## [Written exercise]
Repeat the lines exactly from the line that contains "Give me the Bokeh source for this chart." through the line that contains "from bokeh.resources import INLINE"; leave images out and add nothing.
::::
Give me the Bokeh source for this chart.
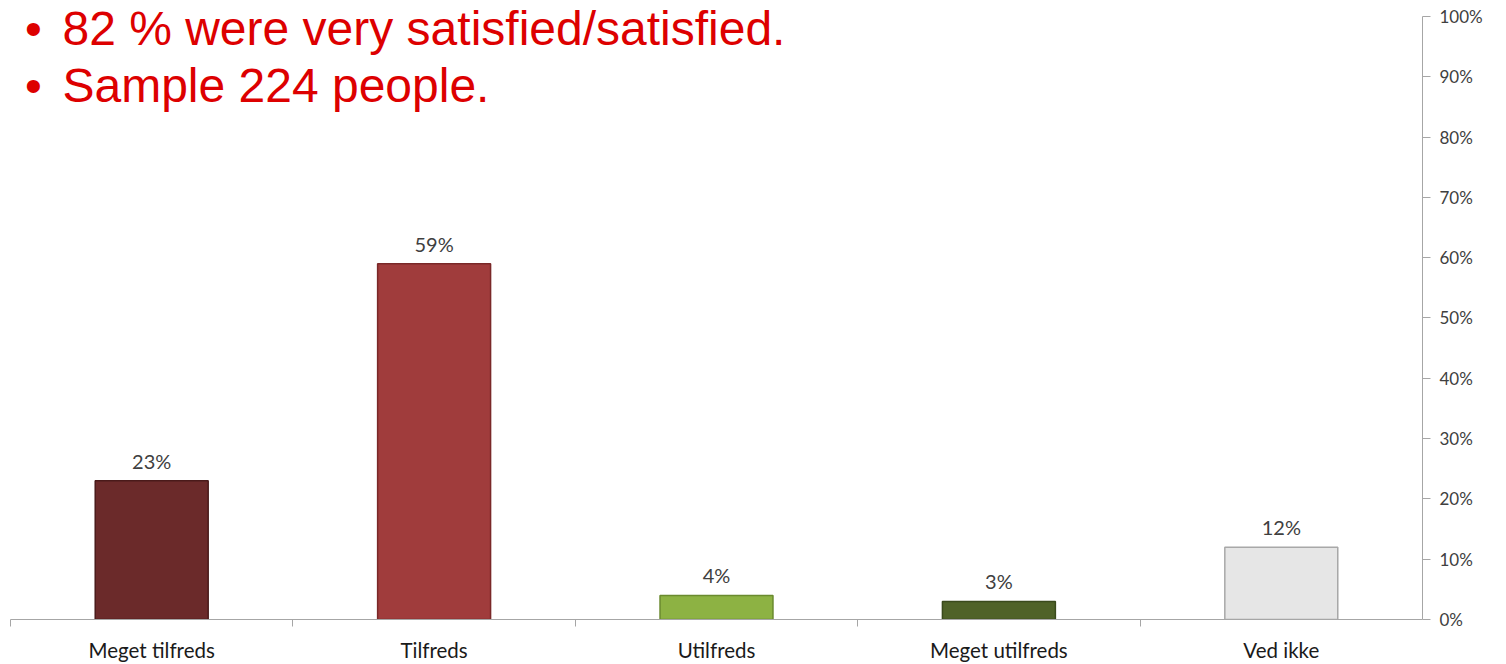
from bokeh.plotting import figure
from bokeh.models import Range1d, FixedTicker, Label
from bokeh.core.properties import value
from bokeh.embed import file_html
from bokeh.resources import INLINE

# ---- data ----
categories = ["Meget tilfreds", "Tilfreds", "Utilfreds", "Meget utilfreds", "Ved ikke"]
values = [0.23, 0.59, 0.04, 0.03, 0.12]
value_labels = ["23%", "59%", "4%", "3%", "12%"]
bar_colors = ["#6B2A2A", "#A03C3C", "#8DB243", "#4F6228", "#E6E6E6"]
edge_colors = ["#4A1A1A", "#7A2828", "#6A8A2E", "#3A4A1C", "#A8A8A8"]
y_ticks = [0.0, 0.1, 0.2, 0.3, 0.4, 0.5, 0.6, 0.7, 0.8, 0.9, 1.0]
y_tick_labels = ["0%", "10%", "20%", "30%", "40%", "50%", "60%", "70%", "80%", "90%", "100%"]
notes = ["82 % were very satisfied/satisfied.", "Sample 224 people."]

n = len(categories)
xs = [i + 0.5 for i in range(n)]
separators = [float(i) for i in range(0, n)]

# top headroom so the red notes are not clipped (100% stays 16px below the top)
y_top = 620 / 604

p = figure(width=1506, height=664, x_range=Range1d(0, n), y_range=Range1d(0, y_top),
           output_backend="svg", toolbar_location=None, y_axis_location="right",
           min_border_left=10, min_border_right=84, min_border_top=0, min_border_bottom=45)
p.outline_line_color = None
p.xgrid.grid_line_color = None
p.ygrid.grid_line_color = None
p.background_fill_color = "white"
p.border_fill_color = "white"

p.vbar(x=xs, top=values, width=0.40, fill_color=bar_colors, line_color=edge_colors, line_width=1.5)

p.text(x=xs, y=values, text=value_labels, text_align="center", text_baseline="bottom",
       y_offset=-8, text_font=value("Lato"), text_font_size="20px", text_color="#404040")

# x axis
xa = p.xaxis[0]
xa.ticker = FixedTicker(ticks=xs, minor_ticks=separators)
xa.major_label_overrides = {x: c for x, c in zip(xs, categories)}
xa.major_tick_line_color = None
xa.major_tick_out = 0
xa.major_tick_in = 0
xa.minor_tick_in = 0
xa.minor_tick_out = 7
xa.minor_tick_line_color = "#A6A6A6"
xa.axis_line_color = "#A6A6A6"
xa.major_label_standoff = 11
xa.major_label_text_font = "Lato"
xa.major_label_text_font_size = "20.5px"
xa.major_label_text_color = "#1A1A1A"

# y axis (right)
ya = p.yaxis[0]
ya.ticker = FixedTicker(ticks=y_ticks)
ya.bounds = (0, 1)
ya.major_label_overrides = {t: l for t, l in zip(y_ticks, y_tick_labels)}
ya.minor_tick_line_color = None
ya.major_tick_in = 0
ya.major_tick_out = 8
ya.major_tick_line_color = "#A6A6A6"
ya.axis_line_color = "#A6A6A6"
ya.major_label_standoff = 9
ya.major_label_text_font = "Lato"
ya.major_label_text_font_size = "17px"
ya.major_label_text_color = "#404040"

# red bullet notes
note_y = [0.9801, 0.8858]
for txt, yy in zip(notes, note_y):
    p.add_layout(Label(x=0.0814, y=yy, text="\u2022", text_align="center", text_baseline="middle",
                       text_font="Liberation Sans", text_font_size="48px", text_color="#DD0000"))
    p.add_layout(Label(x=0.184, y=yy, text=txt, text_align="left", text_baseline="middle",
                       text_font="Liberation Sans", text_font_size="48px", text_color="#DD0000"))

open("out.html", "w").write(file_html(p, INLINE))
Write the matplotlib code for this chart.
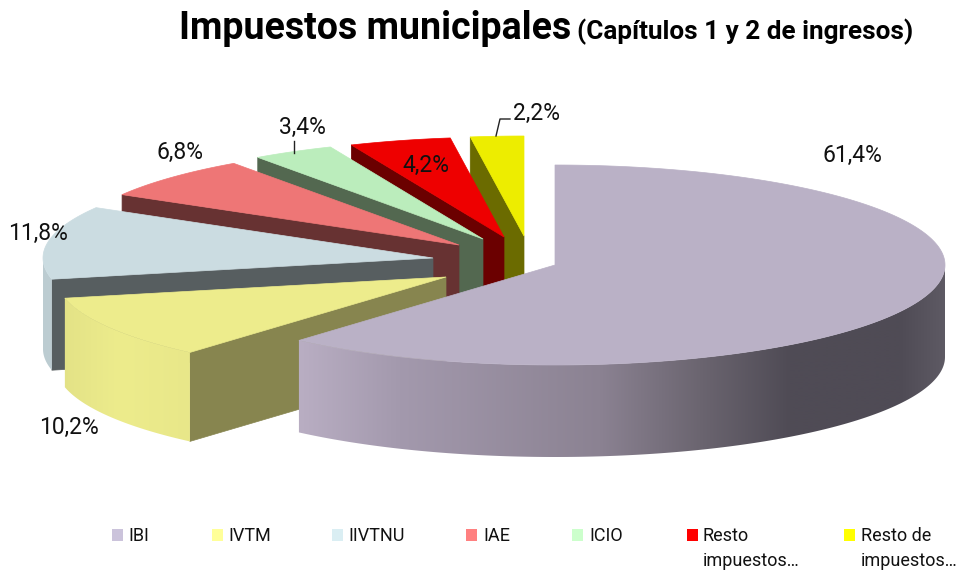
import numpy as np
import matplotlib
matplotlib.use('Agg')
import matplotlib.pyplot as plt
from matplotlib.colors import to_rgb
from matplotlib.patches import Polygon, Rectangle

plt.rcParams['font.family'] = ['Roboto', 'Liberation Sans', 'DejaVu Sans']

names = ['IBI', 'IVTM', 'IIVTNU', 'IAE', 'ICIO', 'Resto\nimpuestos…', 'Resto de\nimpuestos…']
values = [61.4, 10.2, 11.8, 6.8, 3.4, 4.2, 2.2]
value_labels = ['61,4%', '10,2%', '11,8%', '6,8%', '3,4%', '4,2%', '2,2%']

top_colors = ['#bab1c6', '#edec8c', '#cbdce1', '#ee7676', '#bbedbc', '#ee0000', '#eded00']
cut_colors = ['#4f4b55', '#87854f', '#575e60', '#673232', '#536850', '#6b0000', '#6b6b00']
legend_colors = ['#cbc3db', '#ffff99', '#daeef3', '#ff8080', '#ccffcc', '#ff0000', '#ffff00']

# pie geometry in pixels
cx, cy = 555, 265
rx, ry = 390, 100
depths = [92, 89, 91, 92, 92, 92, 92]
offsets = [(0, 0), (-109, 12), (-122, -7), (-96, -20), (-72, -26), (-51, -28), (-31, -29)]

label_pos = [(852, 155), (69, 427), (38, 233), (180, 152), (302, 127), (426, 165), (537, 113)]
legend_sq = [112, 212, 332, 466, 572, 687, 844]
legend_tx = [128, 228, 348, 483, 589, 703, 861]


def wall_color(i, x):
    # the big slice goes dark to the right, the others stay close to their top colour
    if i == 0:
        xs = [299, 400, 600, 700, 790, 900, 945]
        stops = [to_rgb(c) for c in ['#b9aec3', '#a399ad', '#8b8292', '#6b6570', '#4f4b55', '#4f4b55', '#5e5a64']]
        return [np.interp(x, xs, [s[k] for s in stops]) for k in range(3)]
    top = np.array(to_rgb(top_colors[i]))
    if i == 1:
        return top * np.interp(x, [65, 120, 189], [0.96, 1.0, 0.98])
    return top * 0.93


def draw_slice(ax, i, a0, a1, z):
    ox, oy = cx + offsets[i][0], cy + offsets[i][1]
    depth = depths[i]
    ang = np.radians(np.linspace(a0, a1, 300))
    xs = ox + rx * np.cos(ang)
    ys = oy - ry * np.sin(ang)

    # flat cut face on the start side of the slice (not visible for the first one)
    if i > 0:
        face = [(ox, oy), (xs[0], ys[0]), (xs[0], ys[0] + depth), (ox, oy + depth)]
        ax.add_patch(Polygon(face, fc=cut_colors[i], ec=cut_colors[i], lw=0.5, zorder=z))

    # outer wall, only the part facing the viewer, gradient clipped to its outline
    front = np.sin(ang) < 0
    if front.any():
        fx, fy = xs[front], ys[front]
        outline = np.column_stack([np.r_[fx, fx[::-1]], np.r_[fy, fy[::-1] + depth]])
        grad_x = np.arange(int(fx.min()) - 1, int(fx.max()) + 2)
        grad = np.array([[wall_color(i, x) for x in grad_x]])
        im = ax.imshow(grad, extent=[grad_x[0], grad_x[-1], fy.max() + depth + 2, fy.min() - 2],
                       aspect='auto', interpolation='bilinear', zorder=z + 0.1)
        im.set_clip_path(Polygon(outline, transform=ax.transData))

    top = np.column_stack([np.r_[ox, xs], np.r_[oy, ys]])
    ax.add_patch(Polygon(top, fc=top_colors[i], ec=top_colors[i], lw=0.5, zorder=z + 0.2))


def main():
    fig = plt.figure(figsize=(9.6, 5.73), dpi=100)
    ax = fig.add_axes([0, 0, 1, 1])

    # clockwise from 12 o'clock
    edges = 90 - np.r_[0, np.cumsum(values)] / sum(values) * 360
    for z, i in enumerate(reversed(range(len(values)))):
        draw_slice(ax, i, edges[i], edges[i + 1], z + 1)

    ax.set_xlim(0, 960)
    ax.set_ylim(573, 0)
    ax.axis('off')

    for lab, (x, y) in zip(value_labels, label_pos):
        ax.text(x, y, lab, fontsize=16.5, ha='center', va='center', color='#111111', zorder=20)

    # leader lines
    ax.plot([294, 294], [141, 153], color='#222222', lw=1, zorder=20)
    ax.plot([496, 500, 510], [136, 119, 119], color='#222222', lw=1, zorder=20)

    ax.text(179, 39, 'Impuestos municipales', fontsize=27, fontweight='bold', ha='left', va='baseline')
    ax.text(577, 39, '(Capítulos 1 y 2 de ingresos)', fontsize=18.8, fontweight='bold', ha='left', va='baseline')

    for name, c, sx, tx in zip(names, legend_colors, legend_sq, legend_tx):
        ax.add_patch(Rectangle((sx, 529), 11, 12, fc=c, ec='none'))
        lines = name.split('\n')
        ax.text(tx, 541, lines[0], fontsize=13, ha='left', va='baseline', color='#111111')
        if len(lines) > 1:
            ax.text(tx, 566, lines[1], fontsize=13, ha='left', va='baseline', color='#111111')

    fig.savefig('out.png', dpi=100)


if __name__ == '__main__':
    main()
::::
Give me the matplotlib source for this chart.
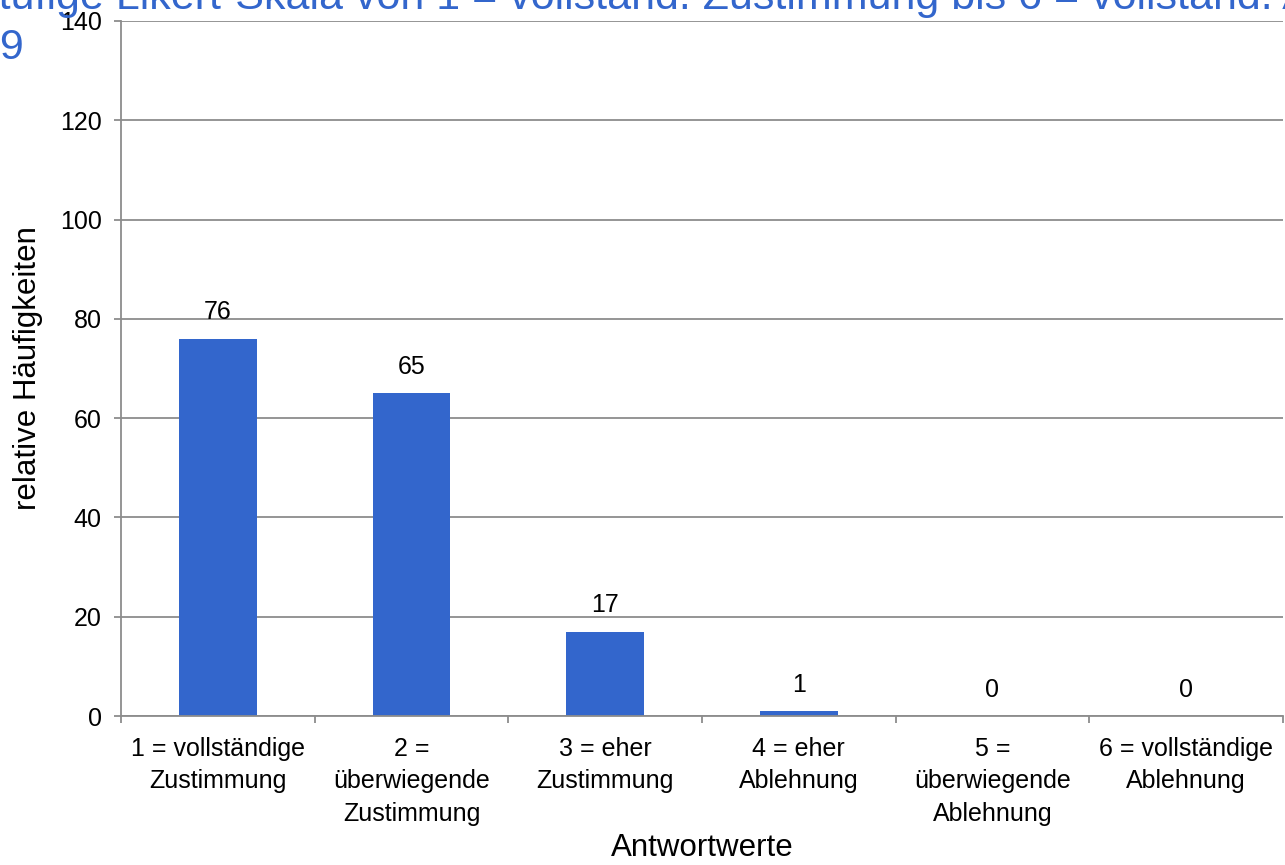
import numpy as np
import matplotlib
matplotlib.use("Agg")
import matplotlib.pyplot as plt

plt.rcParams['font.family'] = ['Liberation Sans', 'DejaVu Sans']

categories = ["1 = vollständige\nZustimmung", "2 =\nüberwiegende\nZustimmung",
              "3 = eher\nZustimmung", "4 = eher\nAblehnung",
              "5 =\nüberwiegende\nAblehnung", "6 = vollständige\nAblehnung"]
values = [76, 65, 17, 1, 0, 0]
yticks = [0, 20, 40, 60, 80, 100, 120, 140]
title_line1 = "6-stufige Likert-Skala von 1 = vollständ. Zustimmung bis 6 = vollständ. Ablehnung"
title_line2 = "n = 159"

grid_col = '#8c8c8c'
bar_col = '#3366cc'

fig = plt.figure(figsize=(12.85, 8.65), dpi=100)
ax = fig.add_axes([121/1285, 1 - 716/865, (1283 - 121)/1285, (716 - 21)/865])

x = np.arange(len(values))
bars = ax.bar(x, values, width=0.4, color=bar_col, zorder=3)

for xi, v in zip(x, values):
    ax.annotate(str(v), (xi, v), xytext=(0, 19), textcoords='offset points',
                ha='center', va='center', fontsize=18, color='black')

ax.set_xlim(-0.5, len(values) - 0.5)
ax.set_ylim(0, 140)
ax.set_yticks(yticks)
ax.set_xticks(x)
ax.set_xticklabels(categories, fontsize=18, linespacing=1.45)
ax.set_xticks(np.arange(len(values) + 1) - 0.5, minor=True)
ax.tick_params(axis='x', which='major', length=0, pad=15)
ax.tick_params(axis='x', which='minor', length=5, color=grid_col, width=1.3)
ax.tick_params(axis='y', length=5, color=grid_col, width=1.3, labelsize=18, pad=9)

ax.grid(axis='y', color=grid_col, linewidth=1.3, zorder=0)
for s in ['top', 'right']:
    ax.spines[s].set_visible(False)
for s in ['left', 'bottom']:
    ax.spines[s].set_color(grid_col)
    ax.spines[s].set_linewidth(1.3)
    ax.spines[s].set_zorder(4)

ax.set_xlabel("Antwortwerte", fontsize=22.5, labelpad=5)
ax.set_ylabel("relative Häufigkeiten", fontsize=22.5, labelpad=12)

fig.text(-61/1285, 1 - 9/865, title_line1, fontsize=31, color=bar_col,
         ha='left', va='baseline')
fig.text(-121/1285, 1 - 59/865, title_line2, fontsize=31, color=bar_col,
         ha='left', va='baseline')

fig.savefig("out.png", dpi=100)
::::
## [Solution for this problem]
Give me the Bokeh source for this chart.
from bokeh.plotting import figure
from bokeh.models import Range1d, FixedTicker, Label
from bokeh.core.properties import value
from bokeh.embed import file_html
from bokeh.resources import INLINE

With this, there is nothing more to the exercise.